What you need to do: Your task is to gather the lines below that hold the string "script".

Provided information:
[start]

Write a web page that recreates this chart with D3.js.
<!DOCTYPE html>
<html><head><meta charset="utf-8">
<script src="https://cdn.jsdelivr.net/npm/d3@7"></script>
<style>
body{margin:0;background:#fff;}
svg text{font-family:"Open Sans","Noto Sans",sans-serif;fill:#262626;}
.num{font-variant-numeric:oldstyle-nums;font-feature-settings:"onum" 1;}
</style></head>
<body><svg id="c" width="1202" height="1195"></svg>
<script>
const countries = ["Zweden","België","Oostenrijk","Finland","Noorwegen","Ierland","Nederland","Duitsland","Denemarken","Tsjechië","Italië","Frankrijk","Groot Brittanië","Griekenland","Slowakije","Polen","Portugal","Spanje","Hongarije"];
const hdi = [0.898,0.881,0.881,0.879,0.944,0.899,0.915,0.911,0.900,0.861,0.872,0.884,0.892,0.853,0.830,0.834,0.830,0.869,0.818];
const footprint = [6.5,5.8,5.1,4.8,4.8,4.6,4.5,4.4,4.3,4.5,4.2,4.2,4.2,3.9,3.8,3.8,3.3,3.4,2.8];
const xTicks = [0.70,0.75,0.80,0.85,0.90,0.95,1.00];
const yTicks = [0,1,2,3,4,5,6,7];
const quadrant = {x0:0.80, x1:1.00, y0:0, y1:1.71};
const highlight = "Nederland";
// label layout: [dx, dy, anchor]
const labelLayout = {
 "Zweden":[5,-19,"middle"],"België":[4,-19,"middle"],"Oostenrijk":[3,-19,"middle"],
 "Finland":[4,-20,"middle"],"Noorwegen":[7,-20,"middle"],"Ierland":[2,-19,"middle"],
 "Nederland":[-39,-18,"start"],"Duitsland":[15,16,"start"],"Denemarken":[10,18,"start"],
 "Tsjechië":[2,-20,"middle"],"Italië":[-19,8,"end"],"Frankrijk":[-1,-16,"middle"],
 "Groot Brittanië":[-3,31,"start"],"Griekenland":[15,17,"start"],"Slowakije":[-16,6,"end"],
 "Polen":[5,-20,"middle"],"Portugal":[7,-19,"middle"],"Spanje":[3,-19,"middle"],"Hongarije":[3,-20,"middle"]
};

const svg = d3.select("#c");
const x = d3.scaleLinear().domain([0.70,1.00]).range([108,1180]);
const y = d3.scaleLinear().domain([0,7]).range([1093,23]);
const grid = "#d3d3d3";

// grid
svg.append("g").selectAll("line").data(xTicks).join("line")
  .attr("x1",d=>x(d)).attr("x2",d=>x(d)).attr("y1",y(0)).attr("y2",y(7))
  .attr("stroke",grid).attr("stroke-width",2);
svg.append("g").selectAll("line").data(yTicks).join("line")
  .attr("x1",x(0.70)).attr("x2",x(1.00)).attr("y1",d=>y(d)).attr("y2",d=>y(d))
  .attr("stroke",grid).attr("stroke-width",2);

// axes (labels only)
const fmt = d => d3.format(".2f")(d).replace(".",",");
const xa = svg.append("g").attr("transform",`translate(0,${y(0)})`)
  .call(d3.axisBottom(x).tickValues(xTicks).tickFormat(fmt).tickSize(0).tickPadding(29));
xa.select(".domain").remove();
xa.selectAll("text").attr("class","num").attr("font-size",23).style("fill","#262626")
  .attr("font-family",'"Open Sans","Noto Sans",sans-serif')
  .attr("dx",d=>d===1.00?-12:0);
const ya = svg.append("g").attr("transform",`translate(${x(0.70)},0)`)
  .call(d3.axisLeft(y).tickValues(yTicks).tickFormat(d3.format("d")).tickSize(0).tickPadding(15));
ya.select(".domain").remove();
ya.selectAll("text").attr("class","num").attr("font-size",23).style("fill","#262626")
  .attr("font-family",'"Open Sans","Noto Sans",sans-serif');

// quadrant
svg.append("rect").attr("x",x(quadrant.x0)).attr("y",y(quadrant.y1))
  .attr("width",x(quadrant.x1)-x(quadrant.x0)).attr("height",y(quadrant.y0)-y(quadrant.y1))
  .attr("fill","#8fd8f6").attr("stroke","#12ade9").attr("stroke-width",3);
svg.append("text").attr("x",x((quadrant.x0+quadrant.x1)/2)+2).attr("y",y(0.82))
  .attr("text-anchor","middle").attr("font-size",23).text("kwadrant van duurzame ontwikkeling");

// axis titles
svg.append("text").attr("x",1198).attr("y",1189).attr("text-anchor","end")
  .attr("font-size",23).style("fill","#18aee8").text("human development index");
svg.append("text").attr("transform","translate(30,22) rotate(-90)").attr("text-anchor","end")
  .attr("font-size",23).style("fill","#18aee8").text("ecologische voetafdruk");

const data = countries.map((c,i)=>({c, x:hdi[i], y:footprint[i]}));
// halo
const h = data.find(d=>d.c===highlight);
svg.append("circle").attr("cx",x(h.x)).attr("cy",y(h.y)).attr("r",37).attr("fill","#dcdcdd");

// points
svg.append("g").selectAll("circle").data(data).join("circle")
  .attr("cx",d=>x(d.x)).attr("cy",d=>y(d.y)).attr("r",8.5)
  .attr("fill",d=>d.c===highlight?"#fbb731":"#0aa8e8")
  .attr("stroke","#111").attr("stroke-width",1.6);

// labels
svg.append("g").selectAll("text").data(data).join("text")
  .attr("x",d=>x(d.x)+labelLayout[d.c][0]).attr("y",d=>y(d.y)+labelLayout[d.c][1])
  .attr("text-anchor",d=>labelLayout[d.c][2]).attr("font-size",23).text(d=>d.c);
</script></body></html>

[end]
[start]

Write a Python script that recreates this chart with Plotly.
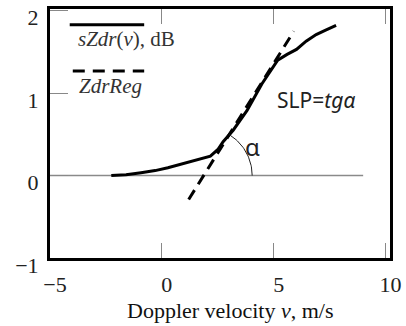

[end]
[start]

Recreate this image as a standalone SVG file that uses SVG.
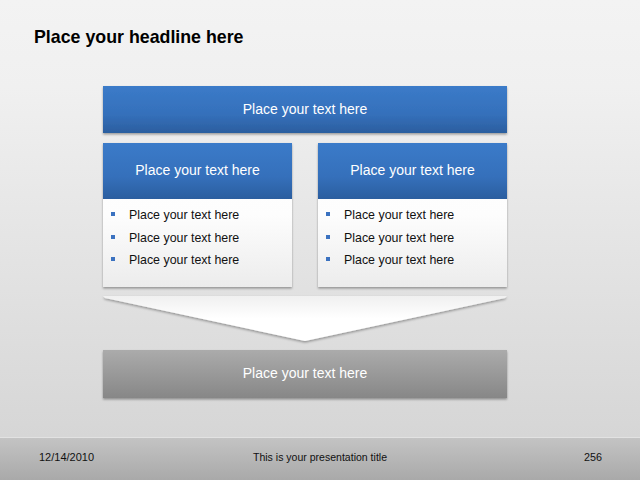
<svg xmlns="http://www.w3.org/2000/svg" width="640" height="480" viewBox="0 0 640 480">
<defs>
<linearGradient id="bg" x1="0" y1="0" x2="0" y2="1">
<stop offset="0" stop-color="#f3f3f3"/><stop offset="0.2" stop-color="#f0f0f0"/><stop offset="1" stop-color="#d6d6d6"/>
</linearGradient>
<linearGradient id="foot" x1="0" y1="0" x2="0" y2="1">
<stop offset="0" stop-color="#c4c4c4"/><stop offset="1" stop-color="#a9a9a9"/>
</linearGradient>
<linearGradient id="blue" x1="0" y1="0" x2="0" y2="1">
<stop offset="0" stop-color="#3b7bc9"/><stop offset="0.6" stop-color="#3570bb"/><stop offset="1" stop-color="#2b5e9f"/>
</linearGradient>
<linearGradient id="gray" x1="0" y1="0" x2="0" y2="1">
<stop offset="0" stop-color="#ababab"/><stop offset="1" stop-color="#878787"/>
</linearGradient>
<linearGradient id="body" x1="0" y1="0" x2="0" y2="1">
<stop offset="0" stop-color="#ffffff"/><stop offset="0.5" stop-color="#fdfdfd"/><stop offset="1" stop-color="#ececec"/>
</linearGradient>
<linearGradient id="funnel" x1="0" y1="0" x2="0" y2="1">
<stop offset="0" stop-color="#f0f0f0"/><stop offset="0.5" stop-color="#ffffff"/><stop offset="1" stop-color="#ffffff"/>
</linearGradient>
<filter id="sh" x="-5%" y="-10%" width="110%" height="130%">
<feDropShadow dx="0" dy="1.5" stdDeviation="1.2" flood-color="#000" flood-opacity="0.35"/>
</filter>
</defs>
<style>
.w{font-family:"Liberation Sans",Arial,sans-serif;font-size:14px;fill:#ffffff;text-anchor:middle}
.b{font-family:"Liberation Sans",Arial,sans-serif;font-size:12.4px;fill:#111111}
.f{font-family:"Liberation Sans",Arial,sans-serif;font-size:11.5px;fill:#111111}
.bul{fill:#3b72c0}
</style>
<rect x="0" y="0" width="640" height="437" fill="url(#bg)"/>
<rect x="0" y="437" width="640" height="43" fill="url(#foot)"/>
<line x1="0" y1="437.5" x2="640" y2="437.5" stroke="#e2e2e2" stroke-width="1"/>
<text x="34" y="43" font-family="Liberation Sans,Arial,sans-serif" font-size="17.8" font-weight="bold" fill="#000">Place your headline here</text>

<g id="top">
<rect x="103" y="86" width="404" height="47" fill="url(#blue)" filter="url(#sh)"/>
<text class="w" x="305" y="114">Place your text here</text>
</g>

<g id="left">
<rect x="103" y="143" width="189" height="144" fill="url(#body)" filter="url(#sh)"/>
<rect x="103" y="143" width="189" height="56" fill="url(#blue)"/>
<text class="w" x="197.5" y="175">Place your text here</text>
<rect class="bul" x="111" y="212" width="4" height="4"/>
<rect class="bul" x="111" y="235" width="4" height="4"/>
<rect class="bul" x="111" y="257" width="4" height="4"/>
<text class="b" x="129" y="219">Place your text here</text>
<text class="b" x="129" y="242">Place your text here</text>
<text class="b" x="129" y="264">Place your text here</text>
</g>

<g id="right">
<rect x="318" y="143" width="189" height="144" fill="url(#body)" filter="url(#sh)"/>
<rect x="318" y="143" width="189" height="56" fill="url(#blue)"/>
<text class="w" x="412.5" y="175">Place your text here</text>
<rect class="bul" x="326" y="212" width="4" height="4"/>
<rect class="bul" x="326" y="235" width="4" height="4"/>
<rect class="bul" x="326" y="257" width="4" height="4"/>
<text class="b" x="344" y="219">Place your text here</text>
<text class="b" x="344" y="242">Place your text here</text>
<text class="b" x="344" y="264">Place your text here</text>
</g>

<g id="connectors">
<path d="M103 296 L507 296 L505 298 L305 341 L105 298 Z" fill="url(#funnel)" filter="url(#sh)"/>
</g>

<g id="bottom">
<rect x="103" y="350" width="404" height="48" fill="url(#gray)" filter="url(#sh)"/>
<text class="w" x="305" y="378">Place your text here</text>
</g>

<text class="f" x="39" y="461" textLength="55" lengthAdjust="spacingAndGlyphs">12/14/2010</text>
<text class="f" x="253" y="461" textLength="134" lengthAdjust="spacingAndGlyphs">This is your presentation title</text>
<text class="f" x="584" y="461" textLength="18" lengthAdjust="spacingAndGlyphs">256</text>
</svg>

[end]

Output:
<script src="https://cdn.jsdelivr.net/npm/d3@7"></script>
<script>
</script></body></html>
Write a Python script that recreates this chart with Plotly.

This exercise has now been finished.